La difesa del core business di casa Berlusconi si gioca sul filo della finanza e delle mosse societarie. Con la cessione del Milan - l’accordo è stato ufficializzato ieri - Fininvest avrà le risorse per cominciare a blindare il controllo di Mediaset. Ma i tempi dettati dall’esigenza di evitare l’Opa - che sarebbe troppo onerosa anche per le casse della holding - e la necessità di arginare l’avanzata di Vivendi, con la quale i rapporti al momento sono confinati sul piano del contenzioso, suggeriscono di ponderare bene come utilizzare tutte le armi a disposizione.
Passaggio fondamentale per organizzare la difesa saranno le conclusioni dell’Agcom, presso cui pende l’esposto presentato prima di Natale da Mediaset con l’evidente proposito di limitare al 10% dei diritti di voto la partecipazione dei francesi, arrivata con il rastrellamento di dicembre al 28,8% del capitale del Biscione e al 29,9% dei diritti di voto.
L’Authority delle comunicazioni chiuderà probabilmente l’istruttoria il 18 aprile, mentre il giorno successivo Mediaset terrà il consiglio di bilancio, che potrebbe (ma non necessariamente) convocare anche l’assemblea, prevista per il 28 giugno. Nell’ipotesi in cui riuscisse a fermare i francesi al 10% (i ricorsi sono scontati) Mediaset e il suo azionista- fondatore potrebbero approfittare del vantaggio temporale per mettere in campo una serie di azioni di difesa. Anzitutto va ricordato che dopo il 27 aprile, Fininvest potrà aumentare la sua quota - oggi pari al 38,3% del capitale e al 39,8% dei diritti di voto - di un altro 1,23%, ma dovrà aspettare dicembre (un anno dopo l’arrotondamento d’urgenza per rispondere al blitz francese) per completare l’incremento del 5% annuo consentito senza dover procedere a un’Opa totalitaria. Mettere mano al portafoglio per il primo 5% sembrerebbe inevitabile per Fininvest, dal momento che il voto doppio - oggi non previsto nello statuto di Mediaset - richiede due anni di maturazione per diventare effettivo e, se grazie al solo voto maggiorato, si superasse la soglia del 50% scatterebbe l’obbligo di Opa.
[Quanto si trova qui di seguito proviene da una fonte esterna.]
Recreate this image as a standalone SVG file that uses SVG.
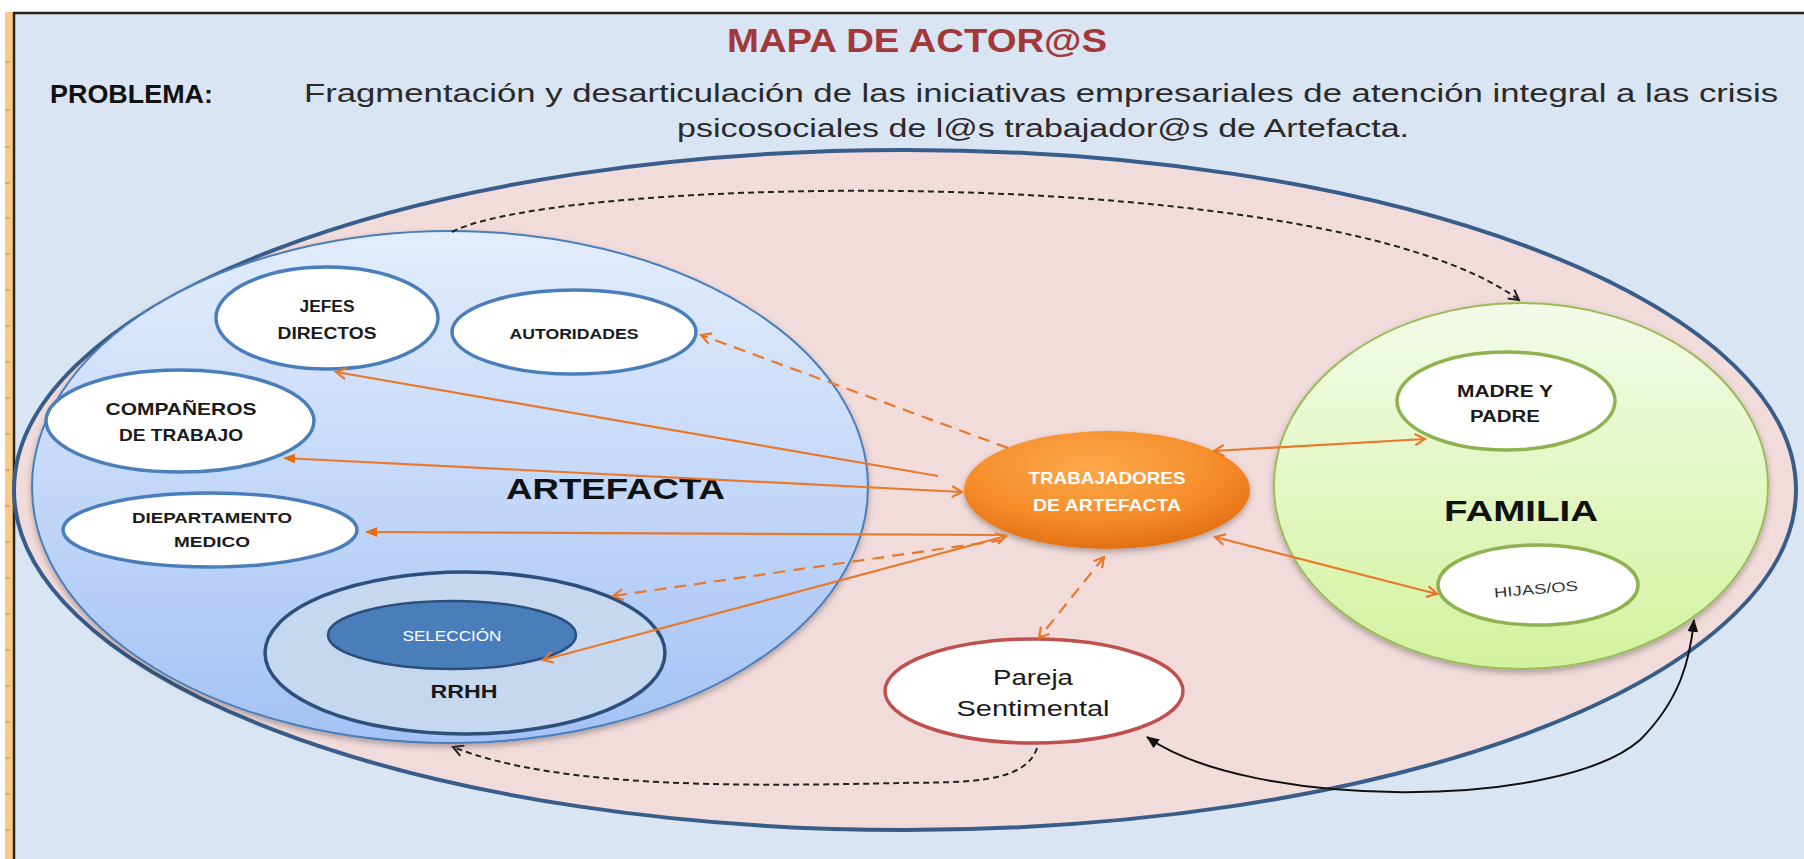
<svg xmlns="http://www.w3.org/2000/svg" width="1804" height="859" viewBox="0 0 1804 859">
  <defs>
    <style>
      .t { font-family: "Liberation Sans", Arial, sans-serif; }
      .b { font-weight: bold; }
      .node-w { fill: #ffffff; stroke: #4a7ebb; stroke-width: 3.5; }
      .node-g { fill: #ffffff; stroke: #8db24f; stroke-width: 3.5; }
      .ol { fill: none; stroke: #e8782a; stroke-width: 2.2; }
      .od { fill: none; stroke: #e8782a; stroke-width: 2.2; stroke-dasharray: 12 8; }
      .bd { fill: none; stroke: #222222; stroke-width: 2; stroke-dasharray: 6 4; }
      .bl { fill: none; stroke: #111111; stroke-width: 2; }
    </style>
    <linearGradient id="gArt" x1="0" y1="0" x2="0" y2="1">
      <stop offset="0" stop-color="#e3edfd"/>
      <stop offset="1" stop-color="#a4c2f5"/>
    </linearGradient>
    <linearGradient id="gFam" x1="0" y1="0" x2="0" y2="1">
      <stop offset="0" stop-color="#f3fbe9"/>
      <stop offset="1" stop-color="#d3f29e"/>
    </linearGradient>
    <radialGradient id="gOr" cx="0.45" cy="0.3" r="0.75">
      <stop offset="0" stop-color="#fca84a"/>
      <stop offset="0.6" stop-color="#f68c2a"/>
      <stop offset="1" stop-color="#de6a10"/>
    </radialGradient>
    <filter id="sh" x="-10%" y="-10%" width="120%" height="125%">
      <feDropShadow dx="0" dy="3" stdDeviation="3" flood-color="#000" flood-opacity="0.3"/>
    </filter>
    <marker id="och" viewBox="0 0 14 14" refX="12" refY="7" markerWidth="14" markerHeight="14" markerUnits="userSpaceOnUse" orient="auto-start-reverse">
      <path d="M2 1.5 L12 7 L2 12.5" fill="none" stroke="#e8782a" stroke-width="2.2"/>
    </marker>
    <marker id="otr" viewBox="0 0 12 12" refX="11" refY="6" markerWidth="12" markerHeight="12" markerUnits="userSpaceOnUse" orient="auto-start-reverse">
      <path d="M0 1 L12 6 L0 11 z" fill="#e46c0a"/>
    </marker>
    <marker id="bch" viewBox="0 0 14 14" refX="12" refY="7" markerWidth="14" markerHeight="14" markerUnits="userSpaceOnUse" orient="auto-start-reverse">
      <path d="M2 1.5 L12 7 L2 12.5" fill="none" stroke="#222" stroke-width="2"/>
    </marker>
    <marker id="btr" viewBox="0 0 12 12" refX="11" refY="6" markerWidth="13" markerHeight="13" markerUnits="userSpaceOnUse" orient="auto-start-reverse">
      <path d="M0 1 L12 6 L0 11 z" fill="#111"/>
    </marker>
  </defs>

  <!-- page frame -->
  <rect x="0" y="0" width="1804" height="859" fill="#ffffff"/>
  <rect x="14" y="13" width="1790" height="846" fill="#d9e5f3"/>
  <rect x="5" y="12" width="9" height="847" fill="#fbca88"/>
  <g stroke="#e59a45" stroke-width="1.5">
    <line x1="5" y1="62" x2="10" y2="62"/><line x1="5" y1="110" x2="10" y2="110"/>
    <line x1="5" y1="147" x2="10" y2="147"/><line x1="5" y1="183" x2="10" y2="183"/>
    <line x1="5" y1="218" x2="10" y2="218"/><line x1="5" y1="254" x2="10" y2="254"/>
    <line x1="5" y1="290" x2="10" y2="290"/><line x1="5" y1="326" x2="10" y2="326"/>
    <line x1="5" y1="362" x2="10" y2="362"/><line x1="5" y1="398" x2="10" y2="398"/>
    <line x1="5" y1="434" x2="10" y2="434"/><line x1="5" y1="470" x2="10" y2="470"/>
    <line x1="5" y1="506" x2="10" y2="506"/><line x1="5" y1="542" x2="10" y2="542"/>
    <line x1="5" y1="578" x2="10" y2="578"/><line x1="5" y1="614" x2="10" y2="614"/>
    <line x1="5" y1="650" x2="10" y2="650"/><line x1="5" y1="686" x2="10" y2="686"/>
    <line x1="5" y1="722" x2="10" y2="722"/><line x1="5" y1="758" x2="10" y2="758"/>
    <line x1="5" y1="794" x2="10" y2="794"/><line x1="5" y1="830" x2="10" y2="830"/>
  </g>
  <line x1="14" y1="12" x2="14" y2="859" stroke="#2b2119" stroke-width="2.5"/>
  <line x1="13" y1="13" x2="1804" y2="13" stroke="#2b2119" stroke-width="2.5"/>

  <!-- header texts -->
  <text class="t b" x="727" y="52" font-size="33" fill="#a3383b" textLength="380" lengthAdjust="spacingAndGlyphs">MAPA DE ACTOR@S</text>
  <text class="t b" x="50" y="103" font-size="25" fill="#111" textLength="163" lengthAdjust="spacingAndGlyphs">PROBLEMA:</text>
  <text class="t" x="304" y="102" font-size="25" fill="#2a2a2a" textLength="1474" lengthAdjust="spacingAndGlyphs">Fragmentación y desarticulación de las iniciativas empresariales de atención integral a las crisis</text>
  <text class="t" x="677" y="137" font-size="25" fill="#2a2a2a" textLength="732" lengthAdjust="spacingAndGlyphs">psicosociales de l@s trabajador@s de Artefacta.</text>

  <!-- outer scope -->
  <g id="entorno">
    <ellipse cx="905" cy="490" rx="891" ry="340" fill="#f2dcdb" stroke="#385d8a" stroke-width="4"/>
  </g>

  <!-- ARTEFACTA -->
  <g id="artefacta">
    <ellipse cx="450" cy="487" rx="418" ry="256" fill="url(#gArt)" stroke="#4a7ebb" stroke-width="2" filter="url(#sh)"/>
    <text class="t b" x="506" y="499" font-size="30" fill="#111" textLength="219" lengthAdjust="spacingAndGlyphs">ARTEFACTA</text>
  </g>

  <g id="jefes">
    <ellipse class="node-w" cx="327" cy="318" rx="111" ry="51"/>
    <text class="t b" x="327" y="312" font-size="16" fill="#1a1a1a" text-anchor="middle" textLength="55" lengthAdjust="spacingAndGlyphs">JEFES</text>
    <text class="t b" x="327" y="339" font-size="16" fill="#1a1a1a" text-anchor="middle" textLength="99" lengthAdjust="spacingAndGlyphs">DIRECTOS</text>
  </g>

  <g id="autoridades">
    <ellipse class="node-w" cx="574" cy="332" rx="122" ry="42"/>
    <text class="t b" x="574" y="339" font-size="14" fill="#1a1a1a" text-anchor="middle" textLength="129" lengthAdjust="spacingAndGlyphs">AUTORIDADES</text>
  </g>

  <g id="companeros">
    <ellipse class="node-w" cx="180" cy="421" rx="134" ry="51"/>
    <text class="t b" x="181" y="415" font-size="17" fill="#1a1a1a" text-anchor="middle" textLength="151" lengthAdjust="spacingAndGlyphs">COMPAÑEROS</text>
    <text class="t b" x="181" y="441" font-size="17" fill="#1a1a1a" text-anchor="middle" textLength="124" lengthAdjust="spacingAndGlyphs">DE TRABAJO</text>
  </g>

  <g id="departamento">
    <ellipse class="node-w" cx="210" cy="530" rx="147" ry="37"/>
    <text class="t b" x="212" y="523" font-size="15" fill="#1a1a1a" text-anchor="middle" textLength="160" lengthAdjust="spacingAndGlyphs">DIEPARTAMENTO</text>
    <text class="t b" x="212" y="547" font-size="15" fill="#1a1a1a" text-anchor="middle" textLength="76" lengthAdjust="spacingAndGlyphs">MEDICO</text>
  </g>

  <g id="rrhh">
    <ellipse cx="465" cy="653" rx="200" ry="81" fill="#c5d8ef" stroke="#2c4f7c" stroke-width="3.5"/>
    <text class="t b" x="464" y="698" font-size="19" fill="#1a1a1a" text-anchor="middle" textLength="67" lengthAdjust="spacingAndGlyphs">RRHH</text>
  </g>

  <g id="seleccion">
    <ellipse cx="452" cy="635" rx="124" ry="34" fill="#4a7ebb" stroke="#2c4f7c" stroke-width="2.5"/>
    <text class="t" x="452" y="641" font-size="15" fill="#ffffff" text-anchor="middle" textLength="99" lengthAdjust="spacingAndGlyphs">SELECCIÓN</text>
  </g>

  <!-- FAMILIA -->
  <g id="familia">
    <ellipse cx="1521" cy="486" rx="247" ry="183" fill="url(#gFam)" stroke="#9bbb59" stroke-width="2" filter="url(#sh)"/>
    <text class="t b" x="1521" y="521" font-size="30" fill="#111" text-anchor="middle" textLength="154" lengthAdjust="spacingAndGlyphs">FAMILIA</text>
  </g>

  <g id="madre-padre">
    <ellipse class="node-g" cx="1506" cy="401" rx="109" ry="49"/>
    <text class="t b" x="1505" y="397" font-size="16" fill="#1a1a1a" text-anchor="middle" textLength="96" lengthAdjust="spacingAndGlyphs">MADRE Y</text>
    <text class="t b" x="1505" y="422" font-size="16" fill="#1a1a1a" text-anchor="middle" textLength="70" lengthAdjust="spacingAndGlyphs">PADRE</text>
  </g>

  <g id="hijas">
    <ellipse class="node-g" cx="1538" cy="585" rx="100" ry="40"/>
    <text class="t" x="1536" y="594" font-size="14" fill="#333" text-anchor="middle" textLength="84" lengthAdjust="spacingAndGlyphs" transform="rotate(-5 1536 589)">HIJAS/OS</text>
  </g>

  <!-- TRABAJADORES -->
  <g id="trabajadores">
    <ellipse cx="1107" cy="490" rx="143" ry="59" fill="url(#gOr)" filter="url(#sh)"/>
    <text class="t" x="1107" y="484" font-size="17" font-weight="600" fill="#ffffff" text-anchor="middle" textLength="157" lengthAdjust="spacingAndGlyphs">TRABAJADORES</text>
    <text class="t" x="1107" y="511" font-size="17" font-weight="600" fill="#ffffff" text-anchor="middle" textLength="148" lengthAdjust="spacingAndGlyphs">DE ARTEFACTA</text>
  </g>

  <!-- Pareja -->
  <g id="pareja">
    <ellipse cx="1034" cy="691" rx="149" ry="52" fill="#ffffff" stroke="#c0504d" stroke-width="3.5"/>
    <text class="t" x="1033" y="685" font-size="22" fill="#1a1a1a" text-anchor="middle" textLength="80" lengthAdjust="spacingAndGlyphs">Pareja</text>
    <text class="t" x="1033" y="716" font-size="22" fill="#1a1a1a" text-anchor="middle" textLength="153" lengthAdjust="spacingAndGlyphs">Sentimental</text>
  </g>

  <!-- connectors -->
  <g id="connectors">
    <path class="ol" d="M938 476 L336 372" marker-end="url(#och)"/>
    <path class="ol" d="M284 458 L962 492" marker-start="url(#otr)" marker-end="url(#och)"/>
    <path class="ol" d="M1006 535 L366 532" marker-end="url(#otr)"/>
    <path class="od" d="M1008 448 L701 335" marker-end="url(#och)"/>
    <path class="od" d="M1003 540 L613 596" marker-end="url(#och)"/>
    <path class="ol" d="M1006 536 L543 660" marker-start="url(#och)" marker-end="url(#och)"/>
    <path class="ol" d="M1214 451 L1425 439" marker-start="url(#och)" marker-end="url(#och)"/>
    <path class="ol" d="M1215 537 L1437 594" marker-start="url(#och)" marker-end="url(#och)"/>
    <path class="od" d="M1104 557 L1039 638" marker-start="url(#och)" marker-end="url(#och)"/>
    <path class="bd" d="M452 232 C560 175, 1330 160, 1519 300" marker-end="url(#bch)"/>
    <path class="bd" d="M1037 748 C1025 785, 960 782, 900 783 C760 786, 560 790, 453 747" marker-end="url(#bch)"/>
    <path class="bl" d="M1147 737 C1250 810, 1560 810, 1640 740 C1680 700, 1690 660, 1694 620" marker-start="url(#btr)" marker-end="url(#btr)"/>
  </g>
</svg>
Se invece Fininvest avesse già in mano il 45% e arrivasse a superare il 50% con il voto maggiorato, dopo un anno dagli ultimi acquisti, blinderebbe il controllo di Mediaset, senza dover procedere a un’offerta totalitaria.
Il punto è però che, in questo modo, la famiglia Berlusconi arriverebbe alla meta al più presto nel giugno del 2019. Nel frattempo Vivendi potrebbe essere riuscita a liberarsi dai vincoli, potendo nel caso usufruire anch’essa del voto maggiorato che, come minimo, le riconsegnerebbe in mano la minoranza di blocco di cui, di fatto, dispone oggi. Ma soprattutto, tra un anno dovrà essere rinnovato il consiglio di amministrazione di Mediaset, ammesso che i francesi non chiedano prima di farvi ingresso.
Con le regole molto “democratiche” che lo statuto Mediaset prevede per la nomina del consiglio, se il board fosse rinnovato oggi - a parità di numero di amministratori - Vivendi, col 29,9% dei diritti di voto, avrebbe un peso analogo a Fininvest, che dispone del 39,8% dei voti, se non addirittura un consigliere in più, con i fondi a fare da ago della bilancia.
Rimettere mano allo statuto sembrerebbe dunque essere una priorità per chi gioca in difesa. Uno scenario possibile - ma solo se la quota francese fosse “congelata” al 10% - è che si proponga all’assemblea di rendere un po’ meno proporzionale il meccanismo del voto di lista per la nomina del consiglio, e che il board si dimetta, di riflesso alla modifica statutaria, per consentire l’elezione anticipata del cda prima che la presenza francese rischi di diventare troppo ingombrante anche negli organi sociali.
D’altra parte Vivendi, che ha immobilizzato più di un miliardo in una partita che non si prospetta tutta in discesa, a logica dovrebbe avere pure fretta di uscire dall’angolo. Ogni mossa chiama una contromossa, ma l’unica risolutiva, in tempi brevi, sarebbe un accordo tra i due ex promessi alleati di cui al momento non si intravvedono nemmeno le premesse.